Silent-failure questions probe LRM literacy: “randomize returns 1 but the field didn't change — name three causes.” Answer: null nested handle (skipped per LRM, not an error), rand_mode(0) left set from earlier (sticky per object, variable becomes state), and the field was never rand (or a randc cycle/state interaction). Follow with the defenses unprompted — construct nested objects in new(), audit rand_mode at phase boundaries, wrap randomize in a fatal-with-dump helper, and assert output validity in post_randomize.
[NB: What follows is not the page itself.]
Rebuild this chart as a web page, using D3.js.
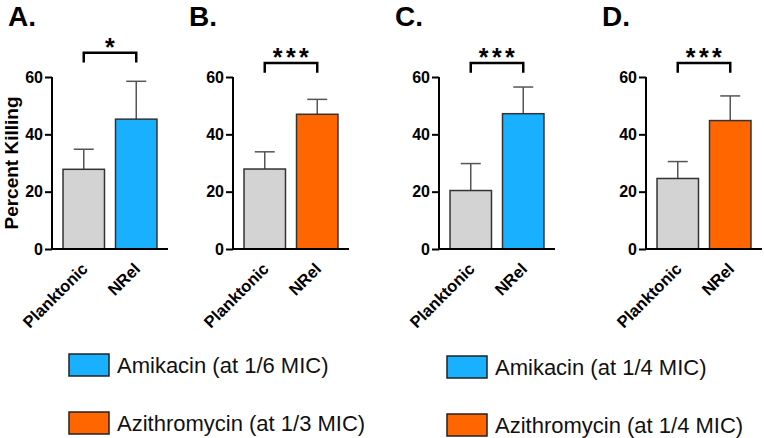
<!DOCTYPE html>
<html><head><meta charset="utf-8">
<script src="https://cdn.jsdelivr.net/npm/d3@7/dist/d3.min.js"></script>
<style>body{margin:0;background:#fff;} svg{display:block;}</style>
</head><body>
<svg id="chart" width="764" height="438"></svg>
<script>
const panels = ["A.", "B.", "C.", "D."];
const categories = ["Planktonic", "NRel"];
const means = [[27.8, 45.3], [27.9, 47.0], [20.4, 47.2], [24.6, 44.8]];
const sems = [[7.0, 13.2], [6.0, 5.2], [9.4, 9.3], [5.9, 8.6]];
const drugs = ["amikacin", "azithromycin", "amikacin", "azithromycin"];
const sigLabels = ["*", "***", "***", "***"];
const sigLevel = [68.5, 64.9, 64.9, 64.9];
const yTicks = [0, 20, 40, 60];
const legendLeft = ["Amikacin (at 1/6 MIC)", "Azithromycin (at 1/3 MIC)"];
const legendRight = ["Amikacin (at 1/4 MIC)", "Azithromycin (at 1/4 MIC)"];
const colors = {planktonic: "#d3d3d3", amikacin: "#18b0ff", azithromycin: "#ff6600"};

const svg = d3.select("#chart");
const font = "'Liberation Sans', Arial, Helvetica, sans-serif";
const axisX = [52, 233, 439, 646];
const plotW = 116;
const y = d3.scaleLinear().domain([0, 60]).range([249, 77]);

panels.forEach((p, i) => {
  const g = svg.append("g");
  const x = d3.scaleBand().domain(categories).range([axisX[i], axisX[i] + plotW]).padding(0.21);
  g.append("text").attr("x", axisX[i] - 44).attr("y", 26).text(p)
    .attr("font-family", font).attr("font-weight", "bold").attr("font-size", 28).attr("fill", "#000");
  categories.forEach((c, j) => {
    const fill = j === 0 ? colors.planktonic : colors[drugs[i]];
    const cx = x(c) + x.bandwidth() / 2;
    const top = y(means[i][j] + sems[i][j]);
    g.append("line").attr("x1", cx).attr("x2", cx).attr("y1", y(means[i][j])).attr("y2", top)
      .attr("stroke", "#555").attr("stroke-width", 1.5);
    g.append("line").attr("x1", cx - 10).attr("x2", cx + 10).attr("y1", top).attr("y2", top)
      .attr("stroke", "#555").attr("stroke-width", 1.5);
    g.append("rect").attr("x", x(c)).attr("y", y(means[i][j])).attr("width", x.bandwidth())
      .attr("height", y(0) - y(means[i][j])).attr("fill", fill)
      .attr("stroke", "#333").attr("stroke-width", 1.5);
    g.append("text").attr("transform", `translate(${cx + 5},${y(0) + 21}) rotate(-45)`)
      .attr("text-anchor", "end").text(c)
      .attr("font-family", font).attr("font-weight", "bold").attr("font-size", 16.5).attr("fill", "#000");
  });
  const ya = g.append("g").attr("transform", `translate(${axisX[i]},0)`)
    .call(d3.axisLeft(y).tickValues(yTicks).tickSize(7).tickPadding(2));
  ya.select(".domain").attr("stroke", "#000").attr("stroke-width", 2).attr("d", `M0,${y(60)}V${y(0)}`);
  ya.selectAll(".tick line").attr("stroke", "#000").attr("stroke-width", 2);
  ya.selectAll(".tick text").attr("font-family", font).attr("font-weight", "bold")
    .attr("font-size", 16).attr("fill", "#000");
  g.append("line").attr("x1", axisX[i] - 1).attr("x2", axisX[i] + plotW).attr("y1", y(0)).attr("y2", y(0))
    .attr("stroke", "#000").attr("stroke-width", 2);
  const x1 = x(categories[0]) + x.bandwidth() / 2, x2 = x(categories[1]) + x.bandwidth() / 2;
  const yb = y(sigLevel[i]), yb2 = y(sigLevel[i] - 3.4);
  g.append("path").attr("d", `M${x1},${yb2}V${yb}H${x2}V${yb2}`)
    .attr("fill", "none").attr("stroke", "#000").attr("stroke-width", 2.5);
  g.append("text").attr("x", (x1 + x2) / 2 + 1.5).attr("y", yb + 3).attr("text-anchor", "middle").text(sigLabels[i])
    .attr("letter-spacing", 3.5)
    .attr("font-family", font).attr("font-weight", "bold").attr("font-size", 25).attr("fill", "#000");
});

svg.append("text").attr("transform", "translate(18,163) rotate(-90)").attr("text-anchor", "middle")
  .text("Percent Killing").attr("font-family", font).attr("font-weight", "bold").attr("font-size", 19).attr("fill", "#000");

function legend(x0, y0, labels) {
  const keys = ["amikacin", "azithromycin"];
  labels.forEach((l, k) => {
    const yy = y0 + k * 58;
    svg.append("rect").attr("x", x0).attr("y", yy).attr("width", 40).attr("height", 22)
      .attr("fill", colors[keys[k]]).attr("stroke", "#222").attr("stroke-width", 1.5);
    svg.append("text").attr("x", x0 + 48).attr("y", yy + 11).attr("dy", "0.35em").text(l)
      .attr("font-family", font).attr("font-size", 22).attr("fill", "#111");
  });
}
legend(69, 354, legendLeft);
legend(447, 356, legendRight);
</script>
</body></html>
Interviewers read the defensive idioms as evidence you have been burned in production, which is exactly the experience they are hiring for.

Key takeaways

  • Null rand handles are silently skipped by randomize() — construct sub-objects in new() and guard in pre_randomize.

  • rand_mode(0) is sticky per object; the variable becomes a state variable until rand_mode(1).

  • randc cycle state is per-object and interacts unpredictably with mid-cycle constraint/state changes.

  • A randomize_or_fatal wrapper with a %p object dump turns every failure into a self-contained repro report.

  • post_randomize validity checks catch wrong output regardless of which silent mechanism produced it.

Common pitfalls

  • Forgetting pl = new() in the parent constructor — solver skips the null, driver crashes much later.

  • Treating rand_mode(0) as per-call — it persists across every later randomize on that object.

  • Relying on randc exhaustive-before-repeat semantics across a state change — use an explicit shuffled queue.

  • Wrapper that prints only 'randomize failed' — without the %p state dump the report is useless.

  • Putting validity checks in the test instead of post_randomize — only one call site is protected.